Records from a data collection
━━━━━━━━━━

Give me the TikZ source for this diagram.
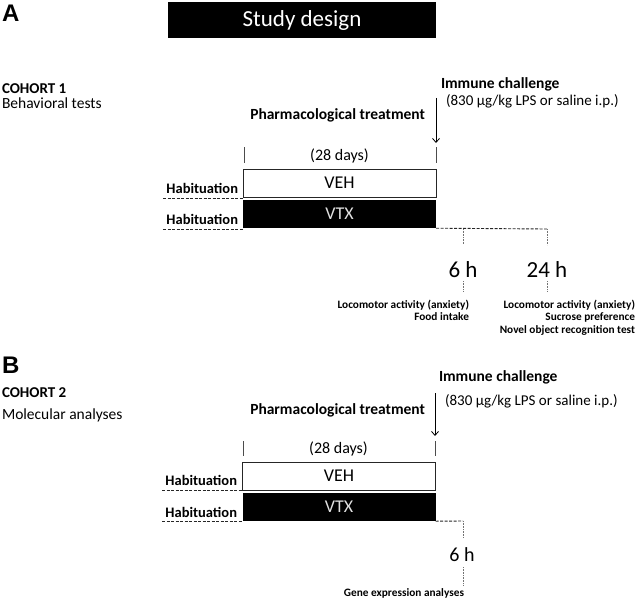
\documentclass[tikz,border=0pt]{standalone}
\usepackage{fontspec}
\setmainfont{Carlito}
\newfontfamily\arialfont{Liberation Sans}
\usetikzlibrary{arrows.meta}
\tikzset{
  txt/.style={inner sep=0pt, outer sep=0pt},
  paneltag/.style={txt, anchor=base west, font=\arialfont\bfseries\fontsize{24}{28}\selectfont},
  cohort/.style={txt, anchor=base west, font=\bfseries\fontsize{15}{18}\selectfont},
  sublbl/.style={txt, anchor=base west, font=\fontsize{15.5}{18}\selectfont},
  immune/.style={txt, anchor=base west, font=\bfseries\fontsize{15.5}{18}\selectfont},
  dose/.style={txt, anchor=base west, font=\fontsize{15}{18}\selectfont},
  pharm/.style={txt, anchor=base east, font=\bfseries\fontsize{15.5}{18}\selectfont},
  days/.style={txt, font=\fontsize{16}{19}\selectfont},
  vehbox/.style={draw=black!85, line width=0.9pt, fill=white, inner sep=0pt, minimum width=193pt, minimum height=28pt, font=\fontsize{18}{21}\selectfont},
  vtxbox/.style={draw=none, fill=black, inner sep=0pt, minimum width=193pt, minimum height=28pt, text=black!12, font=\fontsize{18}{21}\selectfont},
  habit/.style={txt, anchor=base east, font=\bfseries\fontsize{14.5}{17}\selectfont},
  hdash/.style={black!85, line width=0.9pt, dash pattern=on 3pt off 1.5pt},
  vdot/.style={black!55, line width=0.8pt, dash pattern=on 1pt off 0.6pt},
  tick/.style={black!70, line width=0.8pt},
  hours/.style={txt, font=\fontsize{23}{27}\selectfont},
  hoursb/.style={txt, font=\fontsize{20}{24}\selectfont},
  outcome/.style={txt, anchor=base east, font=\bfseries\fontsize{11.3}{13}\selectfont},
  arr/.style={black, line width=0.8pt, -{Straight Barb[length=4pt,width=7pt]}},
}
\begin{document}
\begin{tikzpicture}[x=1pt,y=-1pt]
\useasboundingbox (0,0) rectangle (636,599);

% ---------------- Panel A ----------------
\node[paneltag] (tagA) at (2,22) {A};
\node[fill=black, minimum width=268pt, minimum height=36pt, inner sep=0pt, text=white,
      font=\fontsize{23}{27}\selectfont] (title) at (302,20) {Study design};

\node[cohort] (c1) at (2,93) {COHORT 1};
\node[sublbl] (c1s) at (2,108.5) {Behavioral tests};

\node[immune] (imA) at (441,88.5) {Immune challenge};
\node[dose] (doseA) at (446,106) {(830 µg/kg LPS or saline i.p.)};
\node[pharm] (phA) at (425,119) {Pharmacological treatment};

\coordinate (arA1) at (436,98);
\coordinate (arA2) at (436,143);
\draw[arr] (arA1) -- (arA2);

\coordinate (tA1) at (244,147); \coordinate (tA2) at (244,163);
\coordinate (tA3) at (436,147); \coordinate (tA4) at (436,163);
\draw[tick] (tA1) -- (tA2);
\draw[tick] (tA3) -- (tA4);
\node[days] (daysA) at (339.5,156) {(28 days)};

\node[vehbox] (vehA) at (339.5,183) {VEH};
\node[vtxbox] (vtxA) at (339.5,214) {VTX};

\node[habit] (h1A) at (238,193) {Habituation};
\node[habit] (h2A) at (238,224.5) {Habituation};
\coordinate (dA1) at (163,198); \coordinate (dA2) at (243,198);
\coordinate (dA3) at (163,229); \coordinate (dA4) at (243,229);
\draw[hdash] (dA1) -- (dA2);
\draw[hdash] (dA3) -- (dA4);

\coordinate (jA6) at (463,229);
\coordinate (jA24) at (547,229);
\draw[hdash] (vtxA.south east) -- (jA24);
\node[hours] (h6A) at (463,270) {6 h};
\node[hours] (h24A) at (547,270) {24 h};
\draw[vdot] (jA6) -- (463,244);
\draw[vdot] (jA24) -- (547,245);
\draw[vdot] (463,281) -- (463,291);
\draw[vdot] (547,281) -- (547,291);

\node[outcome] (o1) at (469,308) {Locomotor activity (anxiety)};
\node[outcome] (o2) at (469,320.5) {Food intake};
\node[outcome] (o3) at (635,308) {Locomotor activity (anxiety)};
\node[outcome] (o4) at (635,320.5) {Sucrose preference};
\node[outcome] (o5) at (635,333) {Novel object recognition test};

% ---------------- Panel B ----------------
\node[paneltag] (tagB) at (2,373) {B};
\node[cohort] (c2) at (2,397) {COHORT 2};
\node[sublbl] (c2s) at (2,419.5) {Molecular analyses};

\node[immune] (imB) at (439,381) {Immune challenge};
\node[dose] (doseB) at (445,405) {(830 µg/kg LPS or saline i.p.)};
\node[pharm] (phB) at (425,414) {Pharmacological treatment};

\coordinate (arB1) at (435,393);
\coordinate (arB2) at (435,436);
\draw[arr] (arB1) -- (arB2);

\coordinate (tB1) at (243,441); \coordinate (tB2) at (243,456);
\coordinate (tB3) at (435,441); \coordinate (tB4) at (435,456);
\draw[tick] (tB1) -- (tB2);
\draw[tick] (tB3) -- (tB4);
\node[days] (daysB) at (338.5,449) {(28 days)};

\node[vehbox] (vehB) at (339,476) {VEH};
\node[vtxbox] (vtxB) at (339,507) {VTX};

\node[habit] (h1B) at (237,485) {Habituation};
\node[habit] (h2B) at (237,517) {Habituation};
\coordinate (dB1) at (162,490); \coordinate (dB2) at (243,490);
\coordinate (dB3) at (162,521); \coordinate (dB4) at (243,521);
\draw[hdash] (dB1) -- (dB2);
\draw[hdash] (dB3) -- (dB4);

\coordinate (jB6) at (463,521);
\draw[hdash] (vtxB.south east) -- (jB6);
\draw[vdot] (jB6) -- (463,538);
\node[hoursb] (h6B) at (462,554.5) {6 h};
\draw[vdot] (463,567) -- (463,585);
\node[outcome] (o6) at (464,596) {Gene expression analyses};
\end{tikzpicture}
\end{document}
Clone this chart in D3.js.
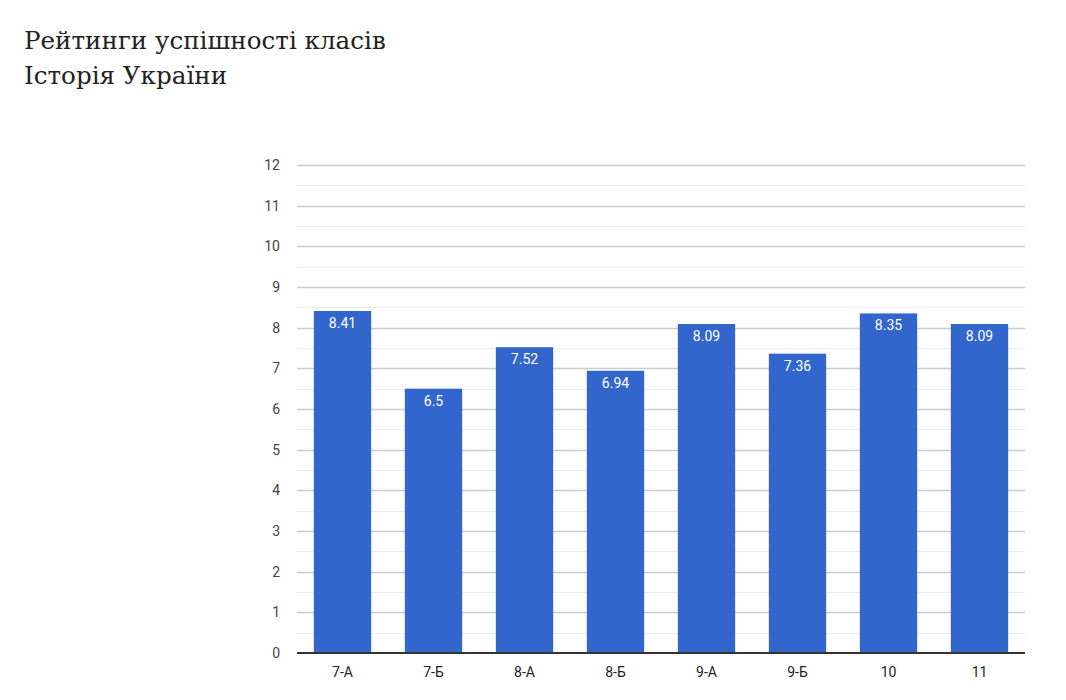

━━━━━━━━━━

EXERCISE PROMPT
Reproduce all of the entries word for word, skipping any pictures they hold.

ANSWER IN FULL
Give me the TikZ source for this diagram.
\documentclass[tikz,border=0pt]{standalone}
\usepackage{fontspec}
\setmainfont{Carlito}
\newfontfamily\arialfont{Liberation Sans}
\usetikzlibrary{arrows.meta}
\tikzset{
  txt/.style={inner sep=0pt, outer sep=0pt},
  paneltag/.style={txt, anchor=base west, font=\arialfont\bfseries\fontsize{24}{28}\selectfont},
  cohort/.style={txt, anchor=base west, font=\bfseries\fontsize{15}{18}\selectfont},
  sublbl/.style={txt, anchor=base west, font=\fontsize{15.5}{18}\selectfont},
  immune/.style={txt, anchor=base west, font=\bfseries\fontsize{15.5}{18}\selectfont},
  dose/.style={txt, anchor=base west, font=\fontsize{15}{18}\selectfont},
  pharm/.style={txt, anchor=base east, font=\bfseries\fontsize{15.5}{18}\selectfont},
  days/.style={txt, font=\fontsize{16}{19}\selectfont},
  vehbox/.style={draw=black!85, line width=0.9pt, fill=white, inner sep=0pt, minimum width=193pt, minimum height=28pt, font=\fontsize{18}{21}\selectfont},
  vtxbox/.style={draw=none, fill=black, inner sep=0pt, minimum width=193pt, minimum height=28pt, text=black!12, font=\fontsize{18}{21}\selectfont},
  habit/.style={txt, anchor=base east, font=\bfseries\fontsize{14.5}{17}\selectfont},
  hdash/.style={black!85, line width=0.9pt, dash pattern=on 3pt off 1.5pt},
  vdot/.style={black!55, line width=0.8pt, dash pattern=on 1pt off 0.6pt},
  tick/.style={black!70, line width=0.8pt},
  hours/.style={txt, font=\fontsize{23}{27}\selectfont},
  hoursb/.style={txt, font=\fontsize{20}{24}\selectfont},
  outcome/.style={txt, anchor=base east, font=\bfseries\fontsize{11.3}{13}\selectfont},
  arr/.style={black, line width=0.8pt, -{Straight Barb[length=4pt,width=7pt]}},
}
\begin{document}
\begin{tikzpicture}[x=1pt,y=-1pt]
\useasboundingbox (0,0) rectangle (636,599);

% ---------------- Panel A ----------------
\node[paneltag] (tagA) at (2,22) {A};
\node[fill=black, minimum width=268pt, minimum height=36pt, inner sep=0pt, text=white,
      font=\fontsize{23}{27}\selectfont] (title) at (302,20) {Study design};

\node[cohort] (c1) at (2,93) {COHORT 1};
\node[sublbl] (c1s) at (2,108.5) {Behavioral tests};

\node[immune] (imA) at (441,88.5) {Immune challenge};
\node[dose] (doseA) at (446,106) {(830 µg/kg LPS or saline i.p.)};
\node[pharm] (phA) at (425,119) {Pharmacological treatment};

\coordinate (arA1) at (436,98);
\coordinate (arA2) at (436,143);
\draw[arr] (arA1) -- (arA2);

\coordinate (tA1) at (244,147); \coordinate (tA2) at (244,163);
\coordinate (tA3) at (436,147); \coordinate (tA4) at (436,163);
\draw[tick] (tA1) -- (tA2);
\draw[tick] (tA3) -- (tA4);
\node[days] (daysA) at (339.5,156) {(28 days)};

\node[vehbox] (vehA) at (339.5,183) {VEH};
\node[vtxbox] (vtxA) at (339.5,214) {VTX};

\node[habit] (h1A) at (238,193) {Habituation};
\node[habit] (h2A) at (238,224.5) {Habituation};
\coordinate (dA1) at (163,198); \coordinate (dA2) at (243,198);
\coordinate (dA3) at (163,229); \coordinate (dA4) at (243,229);
\draw[hdash] (dA1) -- (dA2);
\draw[hdash] (dA3) -- (dA4);

\coordinate (jA6) at (463,229);
\coordinate (jA24) at (547,229);
\draw[hdash] (vtxA.south east) -- (jA24);
\node[hours] (h6A) at (463,270) {6 h};
\node[hours] (h24A) at (547,270) {24 h};
\draw[vdot] (jA6) -- (463,244);
\draw[vdot] (jA24) -- (547,245);
\draw[vdot] (463,281) -- (463,291);
\draw[vdot] (547,281) -- (547,291);

\node[outcome] (o1) at (469,308) {Locomotor activity (anxiety)};
\node[outcome] (o2) at (469,320.5) {Food intake};
\node[outcome] (o3) at (635,308) {Locomotor activity (anxiety)};
\node[outcome] (o4) at (635,320.5) {Sucrose preference};
\node[outcome] (o5) at (635,333) {Novel object recognition test};

% ---------------- Panel B ----------------
\node[paneltag] (tagB) at (2,373) {B};
\node[cohort] (c2) at (2,397) {COHORT 2};
\node[sublbl] (c2s) at (2,419.5) {Molecular analyses};

\node[immune] (imB) at (439,381) {Immune challenge};
\node[dose] (doseB) at (445,405) {(830 µg/kg LPS or saline i.p.)};
\node[pharm] (phB) at (425,414) {Pharmacological treatment};

\coordinate (arB1) at (435,393);
\coordinate (arB2) at (435,436);
\draw[arr] (arB1) -- (arB2);

\coordinate (tB1) at (243,441); \coordinate (tB2) at (243,456);
\coordinate (tB3) at (435,441); \coordinate (tB4) at (435,456);
\draw[tick] (tB1) -- (tB2);
\draw[tick] (tB3) -- (tB4);
\node[days] (daysB) at (338.5,449) {(28 days)};

\node[vehbox] (vehB) at (339,476) {VEH};
\node[vtxbox] (vtxB) at (339,507) {VTX};

\node[habit] (h1B) at (237,485) {Habituation};
\node[habit] (h2B) at (237,517) {Habituation};
\coordinate (dB1) at (162,490); \coordinate (dB2) at (243,490);
\coordinate (dB3) at (162,521); \coordinate (dB4) at (243,521);
\draw[hdash] (dB1) -- (dB2);
\draw[hdash] (dB3) -- (dB4);

\coordinate (jB6) at (463,521);
\draw[hdash] (vtxB.south east) -- (jB6);
\draw[vdot] (jB6) -- (463,538);
\node[hoursb] (h6B) at (462,554.5) {6 h};
\draw[vdot] (463,567) -- (463,585);
\node[outcome] (o6) at (464,596) {Gene expression analyses};
\end{tikzpicture}
\end{document}
Clone this chart in D3.js.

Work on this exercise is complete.